Temos que educar com verdade, educar com amor, mas sempre abrindo os olhos das crianças pras sutilezas do mundo. Fui criada num ambiente muito livre, sou libertária mesmo. Liberdade, igualdade e esclarecimento, sempre.

Bocada Forte: Pra fechar e te deixar em paz. Quem serão seus parceiros de beats, produção e rimas nestes dois projetos que você lançará em 2015?
Taz Mureb: Ainda estou negociando algumas coisas, esperando a verba do CD sair pra começar estes projetos, mas a ideia é que a direção musical seja do Yuka, tem os beats do Beni, da Máfia da Caneta, tem WC, Mel beats, também estou vendo com o Saim, quero pegar uma produção com ele. Nas participações pro CD, tem o Helio Bentes, do Ponto de Equilíbrio, Funkero, Guitierrez, quero fazer uma faixa bem pesada com eles. Já troquei uma ideia com o De Leve, to vendo com o BNegão, pretendo fazer uma faixa com ele e com o Yuka. Tem muitos amigos do rap ainda, posso fazer uma parada com o Costa Gold, lá de São Paulo, tenho vontade de gravar um som com o Rani. Tem meu som com o Ret, que está na maior expectativa.

Bocada Forte: Putz! Eu iria parar, mas você falou do Felipe Ret. Não posso deixar de perguntar. Qual sua opinião sobre a declaração infeliz dele no ano passado. Chegou a conversar com ele sobre isso?
Taz Mureb: Eu não opino e nem critico opinião de outros artistas. Acho o Ret genial, ele é meu amigo pessoal. Acho que ele é muito bom marqueteiro, saca? Acho o marketing dele sensacional.

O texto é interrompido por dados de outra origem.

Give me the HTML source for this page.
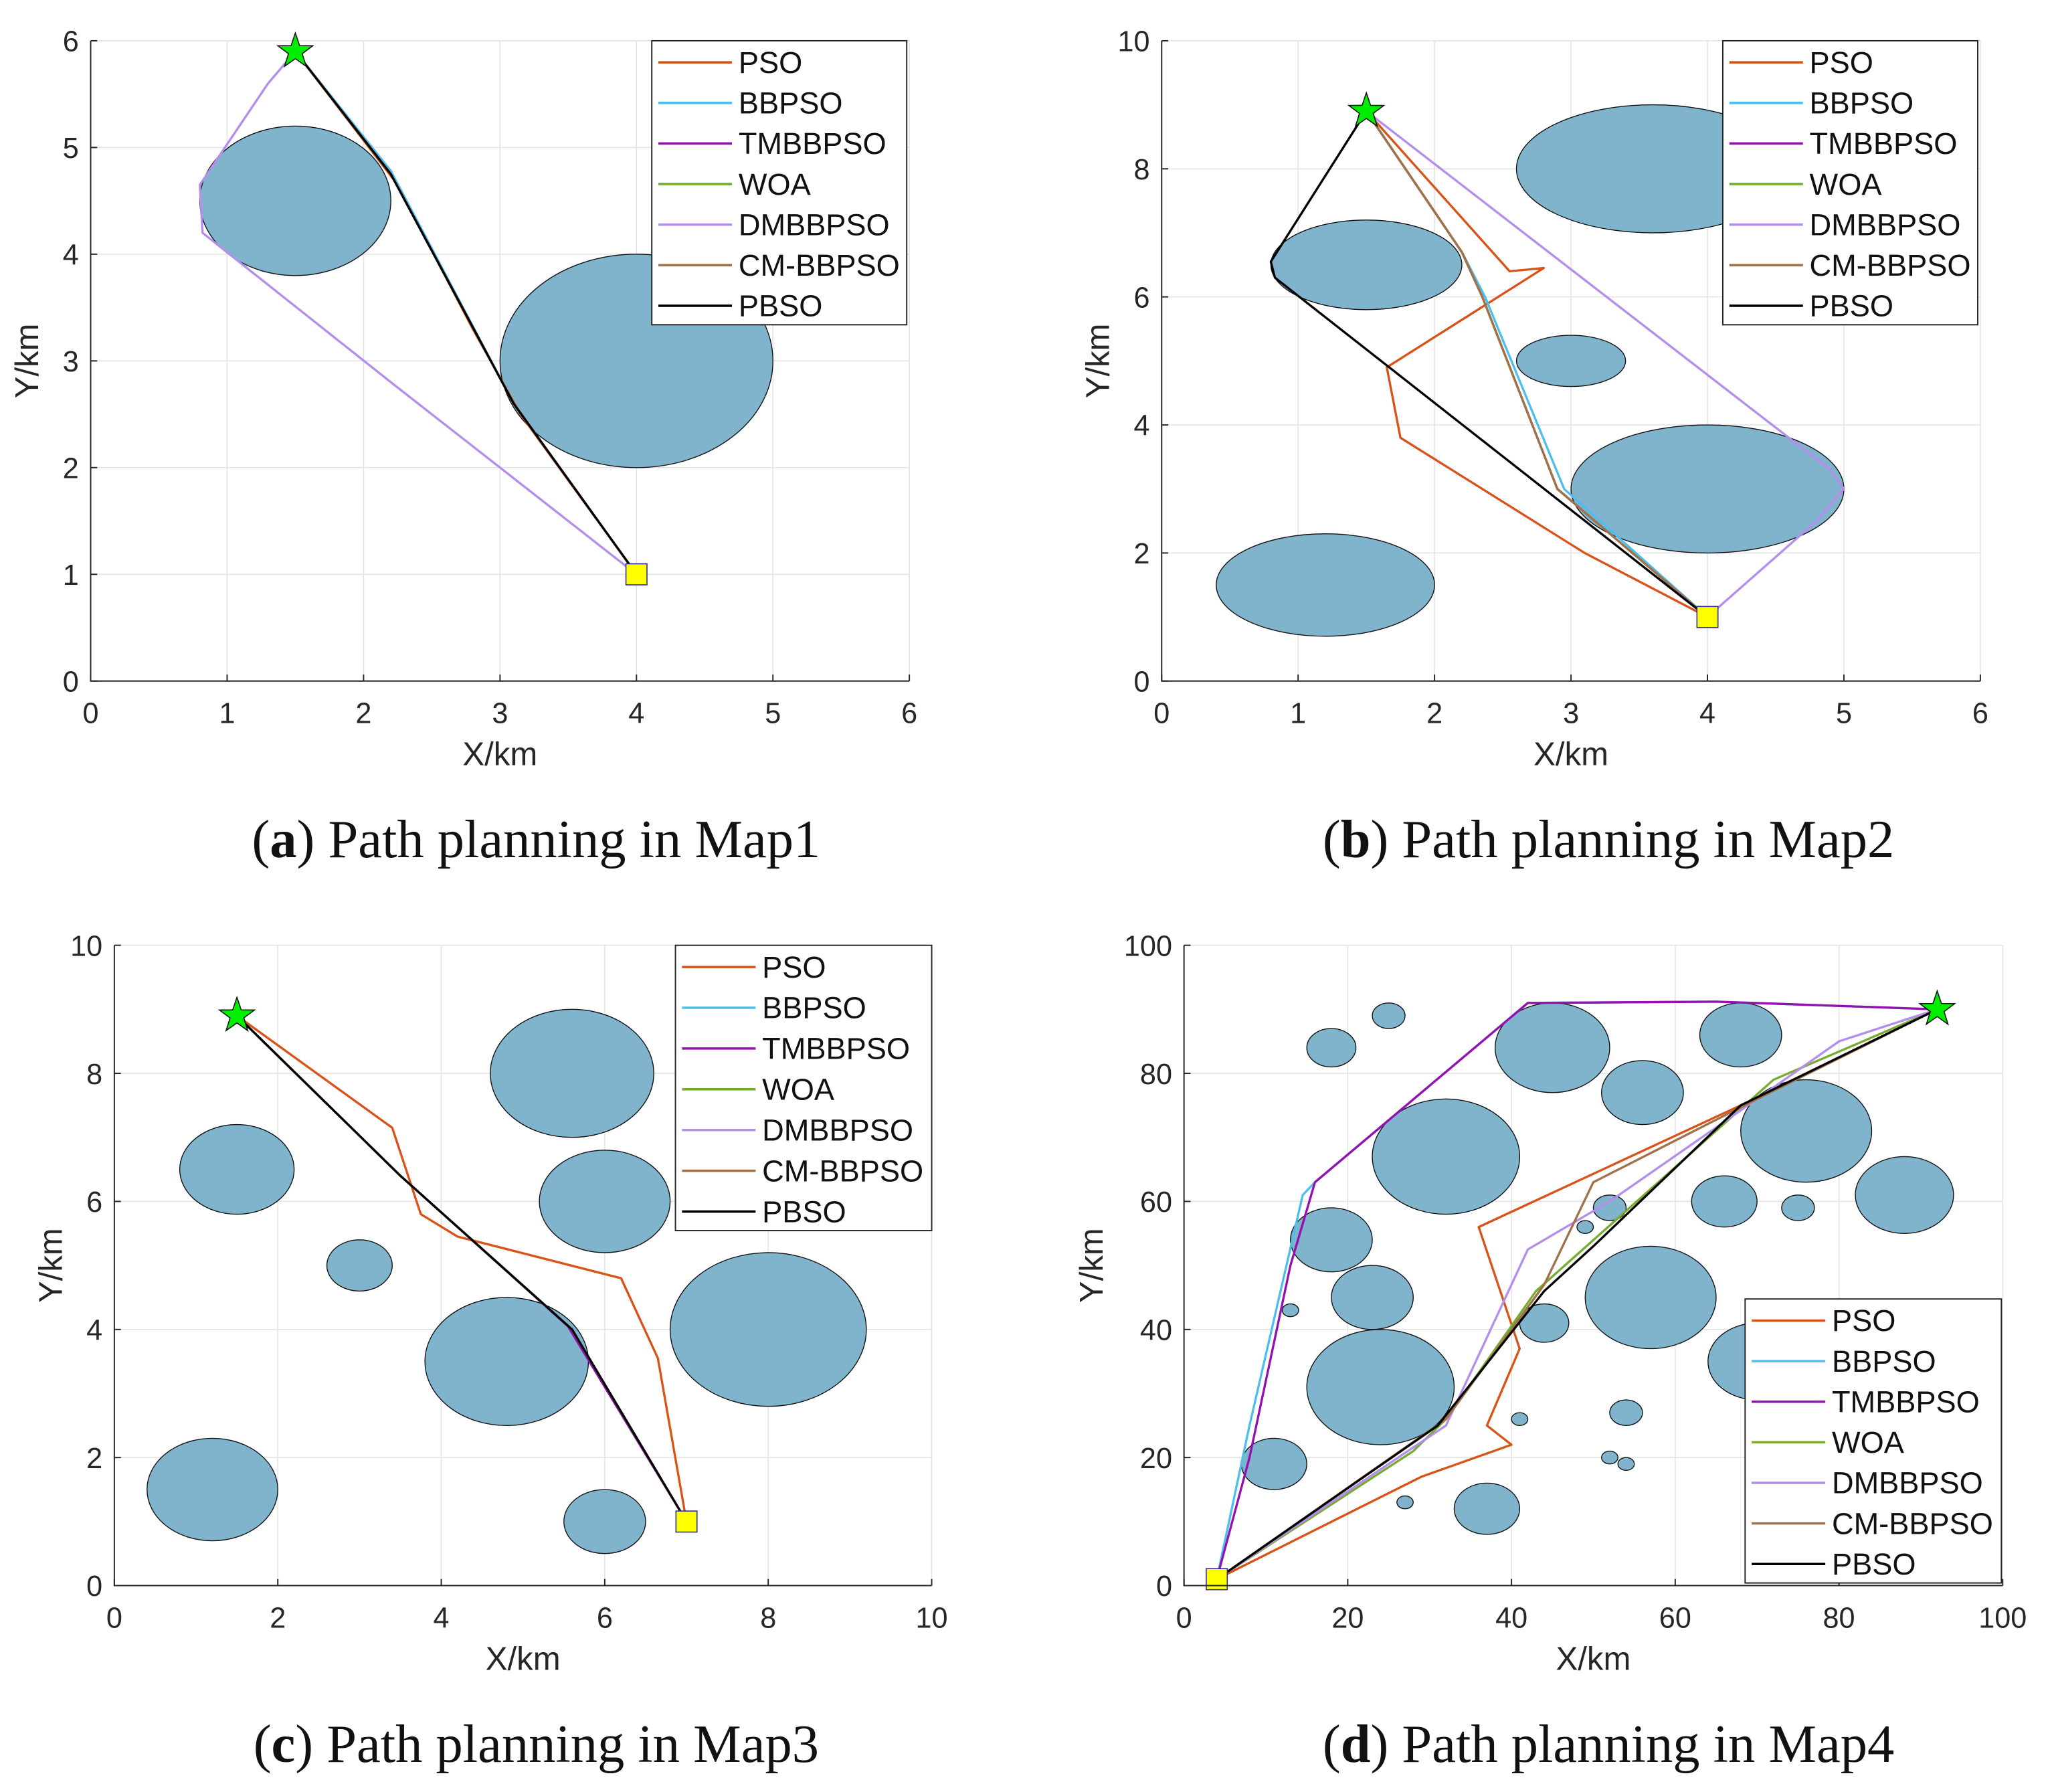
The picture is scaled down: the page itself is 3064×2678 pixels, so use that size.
<!DOCTYPE html>
<html><head><meta charset="utf-8"><style>
html,body{margin:0;padding:0;background:#fff;}
svg{display:block;}
</style></head><body>
<svg id="fig" width="3064" height="2678" viewBox="0 0 1560 1363" preserveAspectRatio="none" xmlns="http://www.w3.org/2000/svg"></svg>
<script>
// ---- series names & colors ----
const seriesNames = ["PSO","BBPSO","TMBBPSO","WOA","DMBBPSO","CM-BBPSO","PBSO"];
const seriesColors = ["#D95319","#4DBEEE","#9410B0","#77AC30","#B48EEB","#A0724A","#000000"];

// ---- Map1 data ----
const m1Obstacles = [[1.5,4.5,0.7],[4,3,1]];
const m1Start = [1.5,5.9];
const m1Goal = [4,1];
const m1PSO = [[1.5,5.9],[2.25,4.65],[2.8,3.3],[3.15,2.5],[4,1]];
const m1BBPSO = [[1.5,5.9],[2.2,4.78],[3.1,2.6],[4,1]];
const m1TMBBPSO = [[1.5,5.9],[2.2,4.75],[3.1,2.6],[4,1]];
const m1WOA = [[1.5,5.9],[2.2,4.75],[3.1,2.6],[4,1]];
const m1DMBBPSO = [[1.5,5.9],[1.3,5.6],[0.8,4.65],[0.82,4.2],[2.2,2.8],[4,1]];
const m1CMBBPSO = [[1.5,5.9],[2.2,4.75],[3.1,2.6],[4,1]];
const m1PBSO = [[1.5,5.9],[2.2,4.75],[3.1,2.6],[4,1]];

// ---- Map2 data ----
const m2Obstacles = [[3.6,8,1],[1.5,6.5,0.7],[3,5,0.4],[4,3,1],[1.2,1.5,0.8]];
const m2Start = [1.5,8.9];
const m2Goal = [4,1];
const m2PSO = [[1.5,8.9],[2.55,6.4],[2.8,6.45],[1.65,4.9],[1.75,3.8],[3.1,2.0],[4,1]];
const m2BBPSO = [[1.5,8.9],[2.2,6.7],[2.37,6.0],[2.95,3.0],[4,1]];
const m2TMBBPSO = [[1.5,8.9],[2.2,6.7],[2.35,6.0],[2.9,3.0],[4,1]];
const m2WOA = [[1.5,8.9],[2.2,6.7],[2.35,6.0],[2.9,3.0],[4,1]];
const m2DMBBPSO = [[1.5,8.9],[4.9,3.3],[5,3],[4.8,2.5],[4,1]];
const m2CMBBPSO = [[1.5,8.9],[2.2,6.7],[2.35,6.0],[2.9,3.0],[4,1]];
const m2PBSO = [[1.5,8.9],[0.8,6.55],[0.83,6.3],[4,1]];

// ---- Map3 data ----
const m3Obstacles = [[5.6,8,1],[1.5,6.5,0.7],[6,6,0.8],[3,5,0.4],[8,4,1.2],[4.8,3.5,1],[1.2,1.5,0.8],[6,1,0.5]];
const m3Start = [1.5,8.9];
const m3Goal = [7,1];
const m3PSO = [[1.5,8.9],[3.4,7.15],[3.75,5.8],[4.2,5.45],[6.2,4.8],[6.65,3.55],[7,1]];
const m3BBPSO = [[1.5,8.9],[3.5,6.4],[5.6,4],[7,1]];
const m3TMBBPSO = [[1.5,8.9],[3.5,6.4],[5.55,4.05],[7,1]];
const m3WOA = [[1.5,8.9],[3.5,6.4],[5.6,4],[7,1]];
const m3DMBBPSO = [[1.5,8.9],[3.5,6.4],[5.6,4],[7,1]];
const m3CMBBPSO = [[1.5,8.9],[3.5,6.4],[5.6,4],[7,1]];
const m3PBSO = [[1.5,8.9],[3.5,6.4],[5.6,4],[7,1]];

// ---- Map4 data ----
const m4Obstacles = [[25,89,2],[18,84,3],[45,84,7],[68,86,5],[56,77,5],[32,67,9],[76,71,8],[88,61,6],[66,60,4],[75,59,2],[52,59,2],[49,56,1],[18,54,5],[23,45,5],[13,43,1],[44,41,3],[57,45,8],[70,35,6],[24,31,9],[41,26,1],[54,27,2],[52,20,1],[54,19,1],[11,19,4],[27,13,1],[37,12,4]];
const m4Start = [92,90];
const m4Goal = [4,1];
const m4PSO = [[4,1],[29,17],[40,22],[37,25],[41,37],[36,56],[68,75],[92,90]];
const m4BBPSO = [[4,1],[8,25],[14.5,61],[16,63],[42,91],[65,91.2],[92,90]];
const m4TMBBPSO = [[4,1],[8,20],[13,50],[16,63],[42,91],[65,91.2],[92,90]];
const m4WOA = [[4,1],[28,21],[32,26],[43,46],[72,79],[92,90]];
const m4DMBBPSO = [[4,1],[32,25],[42,52.5],[52,60],[70,76],[80,85],[92,90]];
const m4CMBBPSO = [[4,1],[32,26],[44,47],[50,63],[70,76],[92,90]];
const m4PBSO = [[4,1],[31,25],[44,46],[50,53],[68,75],[92,90]];

const m1Ticks = [0,1,2,3,4,5,6];
const m10Ticks = [0,2,4,6,8,10];
const m4Ticks = [0,20,40,60,80,100];

const NS = "http://www.w3.org/2000/svg";
const fig = document.getElementById('fig');
function mk(tag, attrs, parent){
  const e = document.createElementNS(NS, tag);
  for (const k in attrs) e.setAttribute(k, attrs[k]);
  (parent||fig).appendChild(e);
  return e;
}

function panel(cfg){
  const g = mk('g', {});
  
  
  const sx = v => cfg.x0 + (v - cfg.xmin)/(cfg.xmax-cfg.xmin)*(cfg.x1-cfg.x0);
  const sy = v => cfg.y0 - (v - cfg.ymin)/(cfg.ymax-cfg.ymin)*(cfg.y0-cfg.y1);
  cfg.xticks.forEach(t=>{
    const l = mk('line',{x1:sx(t),x2:sx(t),y1:cfg.y1,y2:cfg.y0,stroke:'#e3e3e3','stroke-width':0.8},g);
    
    
  });
  cfg.yticks.forEach(t=>{
    const l = mk('line',{x1:cfg.x0,x2:cfg.x1,y1:sy(t),y2:sy(t),stroke:'#e3e3e3','stroke-width':0.8},g);
    
    
  });
  cfg.obs.forEach(o=>{
    const e = mk('ellipse',{cx:sx(o[0]),cy:sy(o[1]),rx:Math.abs(sx(o[2])-sx(0)),ry:Math.abs(sy(o[2])-sy(0)),fill:'#80B3CC',stroke:'#111','stroke-width':0.7},g);
    
    
  });
  cfg.paths.forEach((p,i)=>{
    const pl = mk('polyline',{points:p.map(q=>sx(q[0])+','+sy(q[1])).join(' '),fill:'none',stroke:seriesColors[i],'stroke-width':1.7,'stroke-linejoin':'round'},g);
    
    
  });
  const gx = sx(cfg.goal[0]), gy = sy(cfg.goal[1]);
  const sq = mk('rect',{x:gx-8,y:gy-8,width:16,height:16,fill:'#FFFF00',stroke:'#2a2aa0','stroke-width':0.8},g);
  
  
  const cx = sx(cfg.start[0]), cy = sy(cfg.start[1]);
  let pts=[];
  for(let k=0;k<10;k++){const r=k%2?5.5:14;const a=-Math.PI/2+k*Math.PI/5;pts.push((cx+r*Math.cos(a))+','+(cy+r*Math.sin(a)));}
  const st = mk('polygon',{points:pts.join(' '),fill:'#00EE00',stroke:'#111','stroke-width':0.8},g);
  
  
  const ax = mk('path',{d:`M${cfg.x0},${cfg.y1} V${cfg.y0} H${cfg.x1}`,fill:'none',stroke:'#262626','stroke-width':1},g);
  
  
  cfg.xticks.forEach(t=>{
    mk('line',{x1:sx(t),x2:sx(t),y1:cfg.y0,y2:cfg.y0-5,stroke:'#262626','stroke-width':1},g);
    const tx = mk('text',{x:sx(t),y:cfg.y0+32,'font-size':22,'text-anchor':'middle',fill:'#262626','font-family':'Liberation Sans, sans-serif'},g);
    tx.textContent = t;
    
    
  });
  cfg.yticks.forEach(t=>{
    mk('line',{x1:cfg.x0,x2:cfg.x0+5,y1:sy(t),y2:sy(t),stroke:'#262626','stroke-width':1},g);
    const tx = mk('text',{x:cfg.x0-9,y:sy(t)+8,'font-size':22,'text-anchor':'end',fill:'#262626','font-family':'Liberation Sans, sans-serif'},g);
    tx.textContent = t;
    
    
  });
  const xl = mk('text',{x:(cfg.x0+cfg.x1)/2,y:cfg.y0+64,'font-size':25,'text-anchor':'middle',fill:'#262626','font-family':'Liberation Sans, sans-serif'},g);
  xl.textContent='X/km';
  
  
  const ylx = cfg.x0 - (cfg.ymax>=100?62:40), yly=(cfg.y0+cfg.y1)/2;
  const yl = mk('text',{x:ylx,y:yly,'font-size':25,'text-anchor':'middle',fill:'#262626','font-family':'Liberation Sans, sans-serif',transform:`rotate(-90 ${ylx} ${yly})`},g);
  yl.textContent='Y/km';
  
  
  const L = cfg.legend;
  const lg = mk('g',{},g);
  
  
  mk('rect',{x:L[0],y:L[1],width:L[2]-L[0],height:L[3]-L[1],fill:'#fff',stroke:'#262626','stroke-width':1},lg);
  const step = (L[3]-L[1])/7;
  seriesNames.forEach((n,i)=>{
    const yy = L[1]+step*(i+0.5)+1;
    const ent = mk('g',{},lg);
    
    
    mk('line',{x1:L[0]+5,x2:L[0]+61,y1:yy,y2:yy,stroke:seriesColors[i],'stroke-width':1.8},ent);
    const t = mk('text',{x:L[0]+66,y:yy+8,'font-size':23,fill:'#111','font-family':'Liberation Sans, sans-serif'},ent);
    t.textContent=n;
  });
  const cap = mk('text',{x:cfg.capx,y:cfg.capy,'font-size':41,'text-anchor':'middle',fill:'#111','font-family':'Liberation Serif, serif'},g);
  
  
  const b = document.createElementNS(NS,'tspan'); b.textContent='(';
  cap.appendChild(b);
  const bb = document.createElementNS(NS,'tspan'); bb.setAttribute('font-weight','bold'); bb.textContent=cfg.letter;
  cap.appendChild(bb);
  const rest = document.createElementNS(NS,'tspan'); rest.textContent=') Path planning in '+cfg.map;
  cap.appendChild(rest);
}

panel({name:'map1-panel',x0:69,x1:692,y0:518,y1:31,xmin:0,xmax:6,ymin:0,ymax:6,xticks:m1Ticks,yticks:m1Ticks,
  obs:m1Obstacles,start:m1Start,goal:m1Goal,paths:[m1PSO,m1BBPSO,m1TMBBPSO,m1WOA,m1DMBBPSO,m1CMBBPSO,m1PBSO],
  legend:[496,31,690,247],capx:408,capy:652,letter:'a',map:'Map1'});
panel({name:'map2-panel',x0:884,x1:1507,y0:518,y1:31,xmin:0,xmax:6,ymin:0,ymax:10,xticks:m1Ticks,yticks:m10Ticks,
  obs:m2Obstacles,start:m2Start,goal:m2Goal,paths:[m2PSO,m2BBPSO,m2TMBBPSO,m2WOA,m2DMBBPSO,m2CMBBPSO,m2PBSO],
  legend:[1311,31,1505,247],capx:1224,capy:652,letter:'b',map:'Map2'});
panel({name:'map3-panel',x0:87,x1:709,y0:1206,y1:719,xmin:0,xmax:10,ymin:0,ymax:10,xticks:m10Ticks,yticks:m10Ticks,
  obs:m3Obstacles,start:m3Start,goal:m3Goal,paths:[m3PSO,m3BBPSO,m3TMBBPSO,m3WOA,m3DMBBPSO,m3CMBBPSO,m3PBSO],
  legend:[514,719,709,936],capx:408,capy:1340,letter:'c',map:'Map3'});
panel({name:'map4-panel',x0:901,x1:1524,y0:1206,y1:719,xmin:0,xmax:100,ymin:0,ymax:100,xticks:m4Ticks,yticks:m4Ticks,
  obs:m4Obstacles,start:m4Start,goal:m4Goal,paths:[m4PSO,m4BBPSO,m4TMBBPSO,m4WOA,m4DMBBPSO,m4CMBBPSO,m4PBSO],
  legend:[1328,988,1523,1204],capx:1224,capy:1340,letter:'d',map:'Map4'});
</script>
</body></html>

De maneira geral, eu prefiro um artista polêmico a um artista déspota, de um artistas que só fica em cima do muro, de um maria-vai-com-as outras. Acho que o artista tem que ser polêmico, tem que incitar o debate. Às vezes eu posso nem estar concordando com aquilo que estou falando, mas falo só pra causar um debate geral, para fazer a galera raciocinar.